Requirement:
Repeat all of the material below exactly as written, images excluded.

--------------------------------------------------

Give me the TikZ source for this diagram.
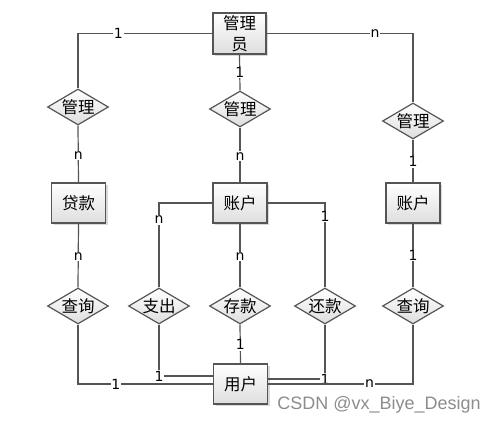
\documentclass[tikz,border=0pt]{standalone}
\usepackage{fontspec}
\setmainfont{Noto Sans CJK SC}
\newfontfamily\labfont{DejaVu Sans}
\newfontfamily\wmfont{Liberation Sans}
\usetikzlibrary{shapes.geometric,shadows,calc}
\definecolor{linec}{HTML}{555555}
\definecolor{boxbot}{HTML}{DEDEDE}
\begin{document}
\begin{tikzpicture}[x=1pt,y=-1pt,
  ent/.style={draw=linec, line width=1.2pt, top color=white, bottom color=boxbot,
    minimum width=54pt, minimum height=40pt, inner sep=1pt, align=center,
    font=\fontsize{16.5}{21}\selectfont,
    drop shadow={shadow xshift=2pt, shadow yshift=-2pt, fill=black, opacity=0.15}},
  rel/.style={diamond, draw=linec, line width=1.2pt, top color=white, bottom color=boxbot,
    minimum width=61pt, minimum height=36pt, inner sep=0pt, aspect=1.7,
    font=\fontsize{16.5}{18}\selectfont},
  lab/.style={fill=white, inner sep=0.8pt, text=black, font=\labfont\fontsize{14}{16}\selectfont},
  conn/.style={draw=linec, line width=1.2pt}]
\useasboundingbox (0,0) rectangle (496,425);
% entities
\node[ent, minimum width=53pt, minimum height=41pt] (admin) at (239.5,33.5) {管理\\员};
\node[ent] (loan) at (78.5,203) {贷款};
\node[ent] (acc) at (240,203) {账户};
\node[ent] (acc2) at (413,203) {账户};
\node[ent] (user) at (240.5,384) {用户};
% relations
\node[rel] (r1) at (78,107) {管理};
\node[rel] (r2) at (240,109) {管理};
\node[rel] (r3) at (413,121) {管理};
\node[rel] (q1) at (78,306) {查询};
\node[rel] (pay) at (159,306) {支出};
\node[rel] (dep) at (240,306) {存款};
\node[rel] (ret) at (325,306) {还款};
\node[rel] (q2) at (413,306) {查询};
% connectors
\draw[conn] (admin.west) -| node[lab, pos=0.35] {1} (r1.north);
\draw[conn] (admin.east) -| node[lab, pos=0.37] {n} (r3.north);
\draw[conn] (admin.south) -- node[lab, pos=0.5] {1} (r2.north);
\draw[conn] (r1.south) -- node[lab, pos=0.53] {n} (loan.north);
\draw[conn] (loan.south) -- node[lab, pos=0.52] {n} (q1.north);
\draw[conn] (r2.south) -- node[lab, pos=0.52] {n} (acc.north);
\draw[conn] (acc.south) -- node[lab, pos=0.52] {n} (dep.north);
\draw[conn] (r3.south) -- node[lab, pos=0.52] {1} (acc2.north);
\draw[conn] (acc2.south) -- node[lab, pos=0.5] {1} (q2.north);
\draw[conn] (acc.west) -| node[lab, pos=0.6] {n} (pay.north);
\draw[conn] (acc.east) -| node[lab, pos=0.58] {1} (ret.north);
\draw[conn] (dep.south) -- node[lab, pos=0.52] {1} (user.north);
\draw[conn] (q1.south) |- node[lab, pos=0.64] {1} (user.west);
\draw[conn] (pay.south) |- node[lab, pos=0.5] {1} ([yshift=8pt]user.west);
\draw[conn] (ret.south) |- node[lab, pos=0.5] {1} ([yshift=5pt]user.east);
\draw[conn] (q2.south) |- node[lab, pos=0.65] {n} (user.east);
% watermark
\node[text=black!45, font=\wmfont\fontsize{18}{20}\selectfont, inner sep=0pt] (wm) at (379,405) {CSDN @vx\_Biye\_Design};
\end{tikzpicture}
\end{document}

--------------------------------------------------

Expected answer:
Give me the TikZ source for this diagram.
\documentclass[tikz,border=0pt]{standalone}
\usepackage{fontspec}
\setmainfont{Noto Sans CJK SC}
\newfontfamily\labfont{DejaVu Sans}
\newfontfamily\wmfont{Liberation Sans}
\usetikzlibrary{shapes.geometric,shadows,calc}
\definecolor{linec}{HTML}{555555}
\definecolor{boxbot}{HTML}{DEDEDE}
\begin{document}
\begin{tikzpicture}[x=1pt,y=-1pt,
  ent/.style={draw=linec, line width=1.2pt, top color=white, bottom color=boxbot,
    minimum width=54pt, minimum height=40pt, inner sep=1pt, align=center,
    font=\fontsize{16.5}{21}\selectfont,
    drop shadow={shadow xshift=2pt, shadow yshift=-2pt, fill=black, opacity=0.15}},
  rel/.style={diamond, draw=linec, line width=1.2pt, top color=white, bottom color=boxbot,
    minimum width=61pt, minimum height=36pt, inner sep=0pt, aspect=1.7,
    font=\fontsize{16.5}{18}\selectfont},
  lab/.style={fill=white, inner sep=0.8pt, text=black, font=\labfont\fontsize{14}{16}\selectfont},
  conn/.style={draw=linec, line width=1.2pt}]
\useasboundingbox (0,0) rectangle (496,425);
% entities
\node[ent, minimum width=53pt, minimum height=41pt] (admin) at (239.5,33.5) {管理\\员};
\node[ent] (loan) at (78.5,203) {贷款};
\node[ent] (acc) at (240,203) {账户};
\node[ent] (acc2) at (413,203) {账户};
\node[ent] (user) at (240.5,384) {用户};
% relations
\node[rel] (r1) at (78,107) {管理};
\node[rel] (r2) at (240,109) {管理};
\node[rel] (r3) at (413,121) {管理};
\node[rel] (q1) at (78,306) {查询};
\node[rel] (pay) at (159,306) {支出};
\node[rel] (dep) at (240,306) {存款};
\node[rel] (ret) at (325,306) {还款};
\node[rel] (q2) at (413,306) {查询};
% connectors
\draw[conn] (admin.west) -| node[lab, pos=0.35] {1} (r1.north);
\draw[conn] (admin.east) -| node[lab, pos=0.37] {n} (r3.north);
\draw[conn] (admin.south) -- node[lab, pos=0.5] {1} (r2.north);
\draw[conn] (r1.south) -- node[lab, pos=0.53] {n} (loan.north);
\draw[conn] (loan.south) -- node[lab, pos=0.52] {n} (q1.north);
\draw[conn] (r2.south) -- node[lab, pos=0.52] {n} (acc.north);
\draw[conn] (acc.south) -- node[lab, pos=0.52] {n} (dep.north);
\draw[conn] (r3.south) -- node[lab, pos=0.52] {1} (acc2.north);
\draw[conn] (acc2.south) -- node[lab, pos=0.5] {1} (q2.north);
\draw[conn] (acc.west) -| node[lab, pos=0.6] {n} (pay.north);
\draw[conn] (acc.east) -| node[lab, pos=0.58] {1} (ret.north);
\draw[conn] (dep.south) -- node[lab, pos=0.52] {1} (user.north);
\draw[conn] (q1.south) |- node[lab, pos=0.64] {1} (user.west);
\draw[conn] (pay.south) |- node[lab, pos=0.5] {1} ([yshift=8pt]user.west);
\draw[conn] (ret.south) |- node[lab, pos=0.5] {1} ([yshift=5pt]user.east);
\draw[conn] (q2.south) |- node[lab, pos=0.65] {n} (user.east);
% watermark
\node[text=black!45, font=\wmfont\fontsize{18}{20}\selectfont, inner sep=0pt] (wm) at (379,405) {CSDN @vx\_Biye\_Design};
\end{tikzpicture}
\end{document}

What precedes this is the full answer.